Work to complete: Give back every line exactly as it appears, pictures excluded.

▼▼▼

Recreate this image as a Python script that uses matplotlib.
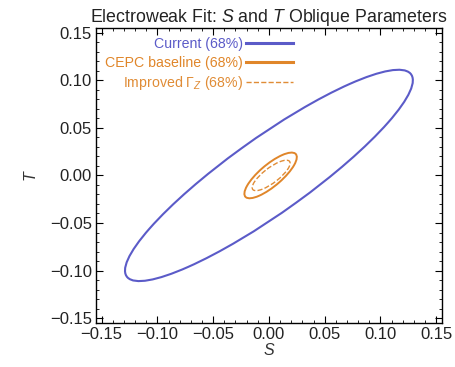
import numpy as np
import matplotlib
matplotlib.use('Agg')
import matplotlib.pyplot as plt
from matplotlib.patches import Ellipse
from matplotlib.lines import Line2D
from matplotlib.ticker import MultipleLocator

plt.rcParams['font.family'] = ['Liberation Sans', 'DejaVu Sans']
plt.rcParams['mathtext.fontset'] = 'custom'
plt.rcParams['mathtext.rm'] = 'Liberation Sans'
plt.rcParams['mathtext.it'] = 'Liberation Sans:italic'

# 68% contours: centre (S, T), half-extents along S and T, correlation
labels = ['Current (68%)', 'CEPC baseline (68%)', r'Improved $\Gamma_Z$ (68%)']
center_s = [0.0, 0.0015, 0.002]
center_t = [0.0, 0.0, 0.0]
extent_s = [0.129, 0.0235, 0.017]
extent_t = [0.111, 0.024, 0.016]
rho = [0.90, 0.80, 0.80]

colors = ['#5b5bc8', '#e0862a', '#e08c36']
styles = ['-', '-', '--']
widths = [1.5, 1.4, 1.0]

ticks = [-0.15, -0.10, -0.05, 0.00, 0.05, 0.10, 0.15]
tick_labels = ['\u22120.15', '\u22120.10', '\u22120.05', '0.00', '0.05', '0.10', '0.15']

fig = plt.figure(figsize=(4.56, 3.67), dpi=100)
ax = fig.add_axes([0.2105, 0.12, 0.7585, 0.804])

handles = []
for i in range(len(labels)):
    cov = np.array([[extent_s[i] ** 2, rho[i] * extent_s[i] * extent_t[i]],
                    [rho[i] * extent_s[i] * extent_t[i], extent_t[i] ** 2]])
    vals, vecs = np.linalg.eigh(cov)
    angle = np.degrees(np.arctan2(vecs[1, 1], vecs[0, 1]))
    e = Ellipse((center_s[i], center_t[i]), 2 * np.sqrt(vals[1]), 2 * np.sqrt(vals[0]),
                angle=angle, fill=False, edgecolor=colors[i], linestyle=styles[i],
                linewidth=widths[i])
    ax.add_patch(e)
    handles.append(Line2D([], [], color=colors[i], linestyle=styles[i],
                          linewidth=2.2 if i < 2 else 1.0))

ax.set_xlim(-0.155, 0.155)
ax.set_ylim(-0.155, 0.155)
ax.set_xticks(ticks)
ax.set_xticklabels(tick_labels)
ax.set_yticks(ticks)
ax.set_yticklabels(tick_labels)
ax.xaxis.set_minor_locator(MultipleLocator(0.01))
ax.yaxis.set_minor_locator(MultipleLocator(0.01))
ax.tick_params(which='both', direction='in', top=True, right=True,
               labelsize=12, colors='black', labelcolor='#222222', pad=3)
ax.tick_params(which='major', length=5, width=0.8)
ax.tick_params(which='minor', length=2.5, width=0.6)
for sp in ax.spines.values():
    sp.set_linewidth(1.0)

ax.set_xlabel(r'$S$', fontsize=11.5, labelpad=0, color='#333333')
ax.set_ylabel(r'$T$', fontsize=11.5, labelpad=8, color='#333333')
ax.set_title(r'Electroweak Fit: $S$ and $T$ Oblique Parameters',
             fontsize=12.8, pad=3, color='#222222')

leg = ax.legend(handles, labels, loc='upper right', bbox_to_anchor=(0.57, 0.968),
                frameon=False, markerfirst=False, fontsize=10.2, handlelength=3.3,
                handletextpad=0.25, labelspacing=0.3, borderpad=0, borderaxespad=0)
for txt, c in zip(leg.get_texts(), colors):
    txt.set_color(c)

fig.savefig('out.png', dpi=100)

▲▲▲

Worked solution:
Recreate this image as a Python script that uses matplotlib.
import numpy as np
import matplotlib
matplotlib.use('Agg')
import matplotlib.pyplot as plt
from matplotlib.patches import Ellipse
from matplotlib.lines import Line2D
from matplotlib.ticker import MultipleLocator

plt.rcParams['font.family'] = ['Liberation Sans', 'DejaVu Sans']
plt.rcParams['mathtext.fontset'] = 'custom'
plt.rcParams['mathtext.rm'] = 'Liberation Sans'
plt.rcParams['mathtext.it'] = 'Liberation Sans:italic'

# 68% contours: centre (S, T), half-extents along S and T, correlation
labels = ['Current (68%)', 'CEPC baseline (68%)', r'Improved $\Gamma_Z$ (68%)']
center_s = [0.0, 0.0015, 0.002]
center_t = [0.0, 0.0, 0.0]
extent_s = [0.129, 0.0235, 0.017]
extent_t = [0.111, 0.024, 0.016]
rho = [0.90, 0.80, 0.80]

colors = ['#5b5bc8', '#e0862a', '#e08c36']
styles = ['-', '-', '--']
widths = [1.5, 1.4, 1.0]

ticks = [-0.15, -0.10, -0.05, 0.00, 0.05, 0.10, 0.15]
tick_labels = ['\u22120.15', '\u22120.10', '\u22120.05', '0.00', '0.05', '0.10', '0.15']

fig = plt.figure(figsize=(4.56, 3.67), dpi=100)
ax = fig.add_axes([0.2105, 0.12, 0.7585, 0.804])

handles = []
for i in range(len(labels)):
    cov = np.array([[extent_s[i] ** 2, rho[i] * extent_s[i] * extent_t[i]],
                    [rho[i] * extent_s[i] * extent_t[i], extent_t[i] ** 2]])
    vals, vecs = np.linalg.eigh(cov)
    angle = np.degrees(np.arctan2(vecs[1, 1], vecs[0, 1]))
    e = Ellipse((center_s[i], center_t[i]), 2 * np.sqrt(vals[1]), 2 * np.sqrt(vals[0]),
                angle=angle, fill=False, edgecolor=colors[i], linestyle=styles[i],
                linewidth=widths[i])
    ax.add_patch(e)
    handles.append(Line2D([], [], color=colors[i], linestyle=styles[i],
                          linewidth=2.2 if i < 2 else 1.0))

ax.set_xlim(-0.155, 0.155)
ax.set_ylim(-0.155, 0.155)
ax.set_xticks(ticks)
ax.set_xticklabels(tick_labels)
ax.set_yticks(ticks)
ax.set_yticklabels(tick_labels)
ax.xaxis.set_minor_locator(MultipleLocator(0.01))
ax.yaxis.set_minor_locator(MultipleLocator(0.01))
ax.tick_params(which='both', direction='in', top=True, right=True,
               labelsize=12, colors='black', labelcolor='#222222', pad=3)
ax.tick_params(which='major', length=5, width=0.8)
ax.tick_params(which='minor', length=2.5, width=0.6)
for sp in ax.spines.values():
    sp.set_linewidth(1.0)

ax.set_xlabel(r'$S$', fontsize=11.5, labelpad=0, color='#333333')
ax.set_ylabel(r'$T$', fontsize=11.5, labelpad=8, color='#333333')
ax.set_title(r'Electroweak Fit: $S$ and $T$ Oblique Parameters',
             fontsize=12.8, pad=3, color='#222222')

leg = ax.legend(handles, labels, loc='upper right', bbox_to_anchor=(0.57, 0.968),
                frameon=False, markerfirst=False, fontsize=10.2, handlelength=3.3,
                handletextpad=0.25, labelspacing=0.3, borderpad=0, borderaxespad=0)
for txt, c in zip(leg.get_texts(), colors):
    txt.set_color(c)

fig.savefig('out.png', dpi=100)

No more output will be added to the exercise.